● EXERCISE PROMPT: No images are to be carried over; print all other material exactly as it stands.

----

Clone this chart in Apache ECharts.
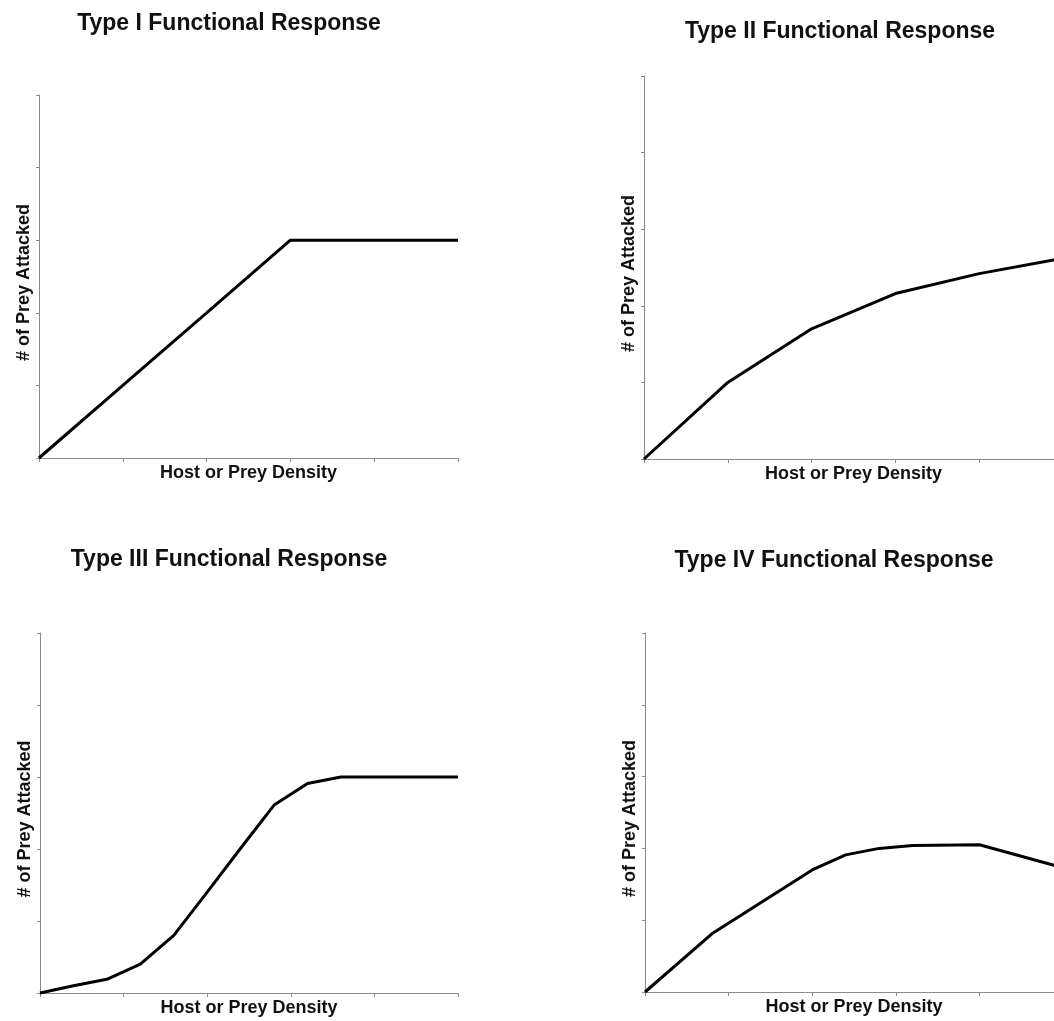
<!DOCTYPE html>
<html>
<head>
<meta charset="utf-8">
<script src="https://cdn.jsdelivr.net/npm/echarts@6/dist/echarts.min.js"></script>
<style>
html, body { margin: 0; padding: 0; overflow: hidden; background: #fff; }
#chart { width: 1070px; height: 1021px; }
</style>
</head>
<body>
<div id="chart"></div>
<script>
// Panel titles
const titles = [
  'Type I Functional Response',
  'Type II Functional Response',
  'Type III Functional Response',
  'Type IV Functional Response'
];
const xAxisName = 'Host or Prey Density';
const yAxisName = '# of Prey Attacked';

// Type I
const type1X = [0, 1, 2, 3, 4, 5];
const type1Y = [0, 1, 2, 3, 3, 3];
// Type II
const type2X = [0, 1, 2, 3, 4, 5];
const type2Y = [0, 1.0, 1.70, 2.16, 2.42, 2.62];
// Type III
const type3X = [0, 0.4, 0.8, 1.2, 1.6, 2.0, 2.4, 2.8, 3.2, 3.6, 4.0, 5];
const type3Y = [0, 0.10, 0.19, 0.40, 0.80, 1.40, 2.01, 2.61, 2.91, 3.0, 3.0, 3.0];
// Type IV
const type4X = [0, 0.8, 2.0, 2.4, 2.8, 3.2, 4.0, 5];
const type4Y = [0, 0.81, 1.70, 1.91, 2.0, 2.04, 2.05, 1.73];

const seriesX = [type1X, type2X, type3X, type4X];
const seriesY = [type1Y, type2Y, type3Y, type4Y];

// layout (pixels)
const grids = [
  { left: 39, top: 95, width: 419, height: 363 },
  { left: 644, top: 76, width: 419, height: 383 },
  { left: 40, top: 633, width: 418, height: 360 },
  { left: 645, top: 633, width: 418, height: 359 }
];
const titlePos = [
  { cx: 224, top: 7 },
  { cx: 835, top: 15 },
  { cx: 224, top: 543 },
  { cx: 829, top: 544 }
];

const FONT = '"Liberation Sans", Arial, sans-serif';
const axisColor = '#8a8a8a';

const option = {
  animation: false,
  backgroundColor: '#fff',
  title: titles.map((t, i) => ({
    text: t,
    left: titlePos[i].cx,
    top: titlePos[i].top,
    textAlign: 'center',
    textStyle: { fontFamily: FONT, fontWeight: 'bold', fontSize: 23, color: '#111' }
  })),
  grid: grids.map(g => Object.assign({ containLabel: false }, g)),
  xAxis: grids.map((g, i) => ({
    type: 'value', gridIndex: i, min: 0, max: 5, interval: 1,
    name: xAxisName, nameLocation: 'middle', nameGap: 6,
    nameTextStyle: { fontFamily: FONT, fontWeight: 'bold', fontSize: 18, color: '#111', verticalAlign: 'top' },
    axisLine: { show: true, lineStyle: { color: axisColor, width: 1 } },
    axisTick: { show: true, length: 4, lineStyle: { color: axisColor } },
    axisLabel: { show: false },
    splitLine: { show: false }
  })),
  yAxis: grids.map((g, i) => ({
    type: 'value', gridIndex: i, min: 0, max: 5, interval: 1,
    name: yAxisName, nameLocation: 'middle', nameGap: 6,
    nameTextStyle: { fontFamily: FONT, fontWeight: 'bold', fontSize: 18, color: '#111', padding: [0, 12, 0, 0] },
    axisLine: { show: true, lineStyle: { color: axisColor, width: 1 } },
    axisTick: { show: true, length: 3, lineStyle: { color: axisColor } },
    axisLabel: { show: false },
    splitLine: { show: false }
  })),
  series: seriesX.map((xs, i) => ({
    type: 'line', xAxisIndex: i, yAxisIndex: i,
    data: xs.map((x, k) => [x, seriesY[i][k]]),
    showSymbol: false, symbol: 'none',
    lineStyle: { color: '#000', width: 3, join: 'round' },
    clip: false
  }))
};

const chart = echarts.init(document.getElementById('chart'), null, { renderer: 'canvas' });
chart.setOption(option);
</script>
</body>
</html>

----

● RESPONSE:
Clone this chart in Apache ECharts.
<!DOCTYPE html>
<html>
<head>
<meta charset="utf-8">
<script src="https://cdn.jsdelivr.net/npm/echarts@6/dist/echarts.min.js"></script>
<style>
html, body { margin: 0; padding: 0; overflow: hidden; background: #fff; }
#chart { width: 1070px; height: 1021px; }
</style>
</head>
<body>
<div id="chart"></div>
<script>
// Panel titles
const titles = [
  'Type I Functional Response',
  'Type II Functional Response',
  'Type III Functional Response',
  'Type IV Functional Response'
];
const xAxisName = 'Host or Prey Density';
const yAxisName = '# of Prey Attacked';

// Type I
const type1X = [0, 1, 2, 3, 4, 5];
const type1Y = [0, 1, 2, 3, 3, 3];
// Type II
const type2X = [0, 1, 2, 3, 4, 5];
const type2Y = [0, 1.0, 1.70, 2.16, 2.42, 2.62];
// Type III
const type3X = [0, 0.4, 0.8, 1.2, 1.6, 2.0, 2.4, 2.8, 3.2, 3.6, 4.0, 5];
const type3Y = [0, 0.10, 0.19, 0.40, 0.80, 1.40, 2.01, 2.61, 2.91, 3.0, 3.0, 3.0];
// Type IV
const type4X = [0, 0.8, 2.0, 2.4, 2.8, 3.2, 4.0, 5];
const type4Y = [0, 0.81, 1.70, 1.91, 2.0, 2.04, 2.05, 1.73];

const seriesX = [type1X, type2X, type3X, type4X];
const seriesY = [type1Y, type2Y, type3Y, type4Y];

// layout (pixels)
const grids = [
  { left: 39, top: 95, width: 419, height: 363 },
  { left: 644, top: 76, width: 419, height: 383 },
  { left: 40, top: 633, width: 418, height: 360 },
  { left: 645, top: 633, width: 418, height: 359 }
];
const titlePos = [
  { cx: 224, top: 7 },
  { cx: 835, top: 15 },
  { cx: 224, top: 543 },
  { cx: 829, top: 544 }
];

const FONT = '"Liberation Sans", Arial, sans-serif';
const axisColor = '#8a8a8a';

const option = {
  animation: false,
  backgroundColor: '#fff',
  title: titles.map((t, i) => ({
    text: t,
    left: titlePos[i].cx,
    top: titlePos[i].top,
    textAlign: 'center',
    textStyle: { fontFamily: FONT, fontWeight: 'bold', fontSize: 23, color: '#111' }
  })),
  grid: grids.map(g => Object.assign({ containLabel: false }, g)),
  xAxis: grids.map((g, i) => ({
    type: 'value', gridIndex: i, min: 0, max: 5, interval: 1,
    name: xAxisName, nameLocation: 'middle', nameGap: 6,
    nameTextStyle: { fontFamily: FONT, fontWeight: 'bold', fontSize: 18, color: '#111', verticalAlign: 'top' },
    axisLine: { show: true, lineStyle: { color: axisColor, width: 1 } },
    axisTick: { show: true, length: 4, lineStyle: { color: axisColor } },
    axisLabel: { show: false },
    splitLine: { show: false }
  })),
  yAxis: grids.map((g, i) => ({
    type: 'value', gridIndex: i, min: 0, max: 5, interval: 1,
    name: yAxisName, nameLocation: 'middle', nameGap: 6,
    nameTextStyle: { fontFamily: FONT, fontWeight: 'bold', fontSize: 18, color: '#111', padding: [0, 12, 0, 0] },
    axisLine: { show: true, lineStyle: { color: axisColor, width: 1 } },
    axisTick: { show: true, length: 3, lineStyle: { color: axisColor } },
    axisLabel: { show: false },
    splitLine: { show: false }
  })),
  series: seriesX.map((xs, i) => ({
    type: 'line', xAxisIndex: i, yAxisIndex: i,
    data: xs.map((x, k) => [x, seriesY[i][k]]),
    showSymbol: false, symbol: 'none',
    lineStyle: { color: '#000', width: 3, join: 'round' },
    clip: false
  }))
};

const chart = echarts.init(document.getElementById('chart'), null, { renderer: 'canvas' });
chart.setOption(option);
</script>
</body>
</html>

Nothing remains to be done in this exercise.